Ghazal 228, Verse 7

{228,7}

be-pardah suu-e vaadii-e majnuu;N guzar nah kar
har ;zarre ke naqaab me;N dil be-qaraar hai

1) without veiling/pardah, don't pass by way of the valley of Majnun
2) in the veil of every sand-grain, a heart is restless

Notes:

pardah : 'A curtain, screen, cover, veil, anything which acts as a screen, a wall, hangings, tapestry; ... secrecy, privacy, modesty; seclusion, concealment; secret, mystery, reticence, reserve; screen, shelter, pretext, pretence'. (Platts p.246)

 

be-qaraar : 'Restless, uneasy, discomposed, disturbed in mind, disquieted, anxious, distracted; unsettled, variable, vacillating, inconstant'. (Platts p.203)

Nazm:

For the quivering of the heart there's the simile of the glittering of the sand-grain. The gist is that in the valley of Majnun, every sand-grain is a mirror-possessor of the restlessness of Majnun. (257)

== Nazm page 257

Bekhud Dihlavi:

He says, every sand-grain in the valley of Majnun acts as a restless heart; in such a situation I ought not to travel without veiling/pardah. (313)

Bekhud Mohani:

Compare {29,1}. (74)

One pleasure in this verse is that merely by saying 'the valley of Majnun' the poet has shown that his beloved is not only like Laila in appearance, but rather that she herself is a Laila in beauty. No, no-- she herself is Laila. Through the restlessness of the sand-grains he has shown that Majnun was a lover such that whatever wilderness he lived in, he dyed its every sand-grain in his color, and now there every sand-grain acts as a mirror. (468)

FWP:

SETS
VEIL: {6,1}
ZARRAH: {15,12}

In the first line, who is the addressee? It could be the beloved, as most commentators think; in which the injunction would seem to be an expression of jealousy or possessiveness. But Bekhud Dihlavi takes it to be the lover talking to himself, and this is also quite possible. All we can tell from the intimate imperative is that it's someone close to the speaker.

And right away, that striking second possibility grabs our attention. What does it mean for a masculine speaker (since the first-person lover's voice in the classical ghazal is basically always masculine) to adjure himself not to travel somewhere without veiling/pardah? Is he thinking of himself as a woman (with shades of bhakti poetry hovering near)? Piquant as that possibility would be, I don't think he is. The range of meanings for pardah includes, after all, 'secrecy', 'concealment', 'reticence', a 'screen', and even a 'pretense' (see the definition above). And we know that Majnun's desert has its own dangerous jealousies, as in {3,1}. The speaker may just be reminding himself of certain prudent precautions that a traveler should take.

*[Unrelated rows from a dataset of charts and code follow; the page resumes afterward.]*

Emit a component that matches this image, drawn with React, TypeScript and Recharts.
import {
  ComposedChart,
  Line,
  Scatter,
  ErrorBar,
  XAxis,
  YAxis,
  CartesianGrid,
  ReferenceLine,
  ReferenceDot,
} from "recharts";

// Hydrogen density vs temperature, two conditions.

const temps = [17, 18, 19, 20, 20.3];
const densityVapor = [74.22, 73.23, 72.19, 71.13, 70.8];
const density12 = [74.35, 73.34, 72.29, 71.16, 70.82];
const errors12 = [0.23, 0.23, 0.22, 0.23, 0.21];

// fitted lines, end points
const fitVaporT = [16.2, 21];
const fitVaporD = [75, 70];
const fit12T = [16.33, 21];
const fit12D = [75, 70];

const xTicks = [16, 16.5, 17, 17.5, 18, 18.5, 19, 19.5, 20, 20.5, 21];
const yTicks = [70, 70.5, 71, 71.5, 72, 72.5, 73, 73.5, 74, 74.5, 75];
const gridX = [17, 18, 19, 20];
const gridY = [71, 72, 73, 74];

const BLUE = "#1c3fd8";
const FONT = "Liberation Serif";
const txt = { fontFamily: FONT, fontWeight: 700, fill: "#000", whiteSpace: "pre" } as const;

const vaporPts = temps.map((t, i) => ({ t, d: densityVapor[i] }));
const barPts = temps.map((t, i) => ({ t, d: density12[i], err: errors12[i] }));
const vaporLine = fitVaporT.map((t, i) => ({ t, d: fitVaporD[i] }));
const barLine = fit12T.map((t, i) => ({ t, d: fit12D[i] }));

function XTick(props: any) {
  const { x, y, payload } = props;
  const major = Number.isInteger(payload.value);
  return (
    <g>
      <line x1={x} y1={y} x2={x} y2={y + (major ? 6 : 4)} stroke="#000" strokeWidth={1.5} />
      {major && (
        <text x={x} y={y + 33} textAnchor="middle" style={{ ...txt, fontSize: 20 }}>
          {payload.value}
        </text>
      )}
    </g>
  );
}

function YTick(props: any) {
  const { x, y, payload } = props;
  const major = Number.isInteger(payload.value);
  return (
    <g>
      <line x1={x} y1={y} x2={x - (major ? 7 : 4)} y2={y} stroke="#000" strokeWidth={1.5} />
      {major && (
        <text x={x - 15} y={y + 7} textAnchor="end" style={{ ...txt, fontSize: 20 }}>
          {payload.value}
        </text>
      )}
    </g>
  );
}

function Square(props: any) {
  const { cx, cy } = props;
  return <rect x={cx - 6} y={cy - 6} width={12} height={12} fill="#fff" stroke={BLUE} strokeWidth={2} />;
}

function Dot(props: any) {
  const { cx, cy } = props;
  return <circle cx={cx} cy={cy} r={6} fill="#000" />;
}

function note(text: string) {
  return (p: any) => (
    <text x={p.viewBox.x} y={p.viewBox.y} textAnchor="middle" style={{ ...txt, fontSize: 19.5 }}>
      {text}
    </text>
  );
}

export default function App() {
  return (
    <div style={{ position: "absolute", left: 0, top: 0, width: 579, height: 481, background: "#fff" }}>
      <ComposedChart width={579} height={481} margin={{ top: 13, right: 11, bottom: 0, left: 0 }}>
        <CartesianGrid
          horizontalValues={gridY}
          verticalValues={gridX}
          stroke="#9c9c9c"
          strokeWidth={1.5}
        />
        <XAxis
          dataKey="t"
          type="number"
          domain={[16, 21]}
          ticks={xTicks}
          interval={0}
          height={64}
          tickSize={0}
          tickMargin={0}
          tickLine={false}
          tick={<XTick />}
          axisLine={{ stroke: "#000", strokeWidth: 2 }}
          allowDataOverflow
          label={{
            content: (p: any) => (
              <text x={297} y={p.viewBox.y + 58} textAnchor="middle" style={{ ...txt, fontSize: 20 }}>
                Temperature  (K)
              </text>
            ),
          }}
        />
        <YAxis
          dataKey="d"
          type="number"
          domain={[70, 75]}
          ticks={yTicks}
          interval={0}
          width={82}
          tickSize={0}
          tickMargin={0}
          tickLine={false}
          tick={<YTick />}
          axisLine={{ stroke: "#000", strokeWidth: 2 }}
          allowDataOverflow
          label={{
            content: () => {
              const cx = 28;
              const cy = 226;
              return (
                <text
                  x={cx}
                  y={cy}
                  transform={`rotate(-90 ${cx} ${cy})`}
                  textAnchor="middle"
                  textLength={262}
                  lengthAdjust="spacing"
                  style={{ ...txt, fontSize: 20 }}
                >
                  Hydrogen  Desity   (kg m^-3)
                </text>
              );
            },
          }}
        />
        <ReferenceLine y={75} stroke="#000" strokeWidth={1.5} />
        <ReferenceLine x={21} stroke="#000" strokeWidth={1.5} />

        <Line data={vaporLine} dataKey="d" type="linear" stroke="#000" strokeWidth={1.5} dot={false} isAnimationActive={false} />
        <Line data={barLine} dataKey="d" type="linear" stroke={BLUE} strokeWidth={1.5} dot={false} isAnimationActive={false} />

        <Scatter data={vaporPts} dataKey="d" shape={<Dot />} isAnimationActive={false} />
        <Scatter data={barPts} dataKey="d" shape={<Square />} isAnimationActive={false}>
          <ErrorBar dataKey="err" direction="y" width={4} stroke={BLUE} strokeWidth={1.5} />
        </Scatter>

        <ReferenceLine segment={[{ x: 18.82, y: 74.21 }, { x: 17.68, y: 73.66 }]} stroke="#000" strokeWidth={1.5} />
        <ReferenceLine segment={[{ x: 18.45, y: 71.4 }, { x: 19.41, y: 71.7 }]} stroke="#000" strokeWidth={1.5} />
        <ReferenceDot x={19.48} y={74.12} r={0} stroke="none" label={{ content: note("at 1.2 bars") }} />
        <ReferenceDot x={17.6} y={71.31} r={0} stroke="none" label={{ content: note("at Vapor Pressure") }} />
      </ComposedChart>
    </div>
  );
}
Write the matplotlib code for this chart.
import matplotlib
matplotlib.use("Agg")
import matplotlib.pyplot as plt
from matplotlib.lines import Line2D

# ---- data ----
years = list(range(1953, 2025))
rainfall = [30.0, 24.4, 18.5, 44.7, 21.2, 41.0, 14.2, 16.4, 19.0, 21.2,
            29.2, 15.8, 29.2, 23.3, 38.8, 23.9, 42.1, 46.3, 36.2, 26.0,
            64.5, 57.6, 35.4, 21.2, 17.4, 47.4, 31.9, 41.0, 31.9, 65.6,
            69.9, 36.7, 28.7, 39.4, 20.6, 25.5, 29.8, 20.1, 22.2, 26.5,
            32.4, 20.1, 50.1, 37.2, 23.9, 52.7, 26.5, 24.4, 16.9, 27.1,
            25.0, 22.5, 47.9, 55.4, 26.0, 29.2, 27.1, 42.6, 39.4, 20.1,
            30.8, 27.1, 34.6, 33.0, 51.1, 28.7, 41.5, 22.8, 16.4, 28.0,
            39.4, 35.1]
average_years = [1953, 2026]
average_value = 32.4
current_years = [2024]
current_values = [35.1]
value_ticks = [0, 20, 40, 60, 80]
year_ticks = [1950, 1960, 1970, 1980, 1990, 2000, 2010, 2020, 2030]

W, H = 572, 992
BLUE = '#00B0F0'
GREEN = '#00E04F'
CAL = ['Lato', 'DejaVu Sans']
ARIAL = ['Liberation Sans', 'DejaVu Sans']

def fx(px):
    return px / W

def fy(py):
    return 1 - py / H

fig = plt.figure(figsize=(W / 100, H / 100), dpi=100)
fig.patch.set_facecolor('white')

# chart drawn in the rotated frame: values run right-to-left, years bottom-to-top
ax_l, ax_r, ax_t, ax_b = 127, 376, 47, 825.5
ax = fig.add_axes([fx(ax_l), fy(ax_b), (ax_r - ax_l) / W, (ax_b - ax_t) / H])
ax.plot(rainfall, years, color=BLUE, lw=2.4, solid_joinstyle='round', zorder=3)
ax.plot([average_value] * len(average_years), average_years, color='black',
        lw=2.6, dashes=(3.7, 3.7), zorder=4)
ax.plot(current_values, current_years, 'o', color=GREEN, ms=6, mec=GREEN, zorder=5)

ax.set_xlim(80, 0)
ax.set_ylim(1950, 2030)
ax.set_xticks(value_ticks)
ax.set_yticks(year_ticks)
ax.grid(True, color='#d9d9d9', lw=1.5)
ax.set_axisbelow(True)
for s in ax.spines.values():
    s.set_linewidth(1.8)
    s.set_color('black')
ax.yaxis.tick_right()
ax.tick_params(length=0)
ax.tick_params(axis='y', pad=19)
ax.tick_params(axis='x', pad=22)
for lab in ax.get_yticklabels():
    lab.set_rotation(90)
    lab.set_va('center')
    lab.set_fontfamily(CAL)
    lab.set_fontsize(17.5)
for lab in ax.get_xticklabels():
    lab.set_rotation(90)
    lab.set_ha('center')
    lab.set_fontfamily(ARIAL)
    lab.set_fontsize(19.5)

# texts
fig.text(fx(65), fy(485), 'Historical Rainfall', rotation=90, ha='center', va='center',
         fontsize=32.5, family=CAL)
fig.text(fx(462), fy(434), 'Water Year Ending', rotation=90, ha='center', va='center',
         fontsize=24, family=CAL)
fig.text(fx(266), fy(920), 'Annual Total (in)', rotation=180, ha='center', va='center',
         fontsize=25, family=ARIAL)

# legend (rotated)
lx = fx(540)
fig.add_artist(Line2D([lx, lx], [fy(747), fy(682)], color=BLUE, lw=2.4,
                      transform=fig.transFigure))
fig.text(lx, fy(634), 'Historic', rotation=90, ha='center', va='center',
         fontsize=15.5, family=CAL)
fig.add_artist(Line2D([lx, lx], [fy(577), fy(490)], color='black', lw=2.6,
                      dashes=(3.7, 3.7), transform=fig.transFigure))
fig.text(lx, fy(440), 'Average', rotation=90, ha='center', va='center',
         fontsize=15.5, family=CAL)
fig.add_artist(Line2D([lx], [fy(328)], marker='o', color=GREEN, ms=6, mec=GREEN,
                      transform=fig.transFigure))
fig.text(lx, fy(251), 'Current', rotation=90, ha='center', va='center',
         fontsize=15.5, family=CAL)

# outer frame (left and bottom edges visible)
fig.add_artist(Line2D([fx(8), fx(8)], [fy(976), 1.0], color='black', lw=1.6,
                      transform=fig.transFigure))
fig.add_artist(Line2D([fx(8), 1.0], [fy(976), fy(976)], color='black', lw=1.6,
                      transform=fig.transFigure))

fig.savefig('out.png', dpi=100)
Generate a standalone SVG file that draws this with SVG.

Or perhaps he means the injunction respectfully. Other, later lovers should remember and honor Majnun's role as their paradigmatic ancestor. They shouldn't presume to disturb Majnun and his desert with their presence. Rather, they should travel quietly, tiptoeing through the desert, discreetly (or even deferentially) wrapped in a cloak.

Needless to say, the second line doesn't clarify the context of the first line, but further complicates or enriches it: 'in the veil of every sand-grain, a heart is restless'. Here the word naqaab makes for both word- and meaning-play. If the veiling enjoined on the lover might include 'concealment' or 'pretense', what about the veiling practiced by a sand-grain? Here it's clearly not about feminine modesty, so it might indeed have something to do with 'guise' or 'disguise'. Perhaps the sand-grains are simply proud or stoical, and want to conceal the wild restlessness of their tiny hearts? Perhaps they become inwardly desperate with desire when they see a beautiful traveler pass through their valley? Or perhaps there is actually something dangerous about them-- might they somehow be lurking in ambush, jealous of other lovers? (Remember {3,1}.)

Or, as another possibility, perhaps the sand-grains themselves are the veil for something else-- for 'a heart'. Concealed by, or masquerading as, countless tiny sand-grains, this single 'heart' is restless. Does its restlessness perhaps motivate the glitter and flow of the sand-grains? Or does its restlessness actually constitute the glitter of the sand-grains? (Or does the glitter of the sand-grains constitute its restlessness?) We are juxtaposing so many abstractions here that the metaphors become finally undecideable.

For that matter, the 'valley of Majnun' too becomes more opaque, the more we look at it. Is it a valley where Majnun lived? A valley in which Majnun somehow, mystically, still lives? A valley that somehow, in its very sand-grains, remembers Majnun? A valley that Majnun owns or claims? An archetypal lover's pathway, named in honor of Majnun? Or even a valley that 'is' Majnun, one with sand-grains 'dyed with his color' and wild with his own passion?

It's an inexhaustibly rich and haunting verse, a verse of mood. For structural parallels, see {16,7x}.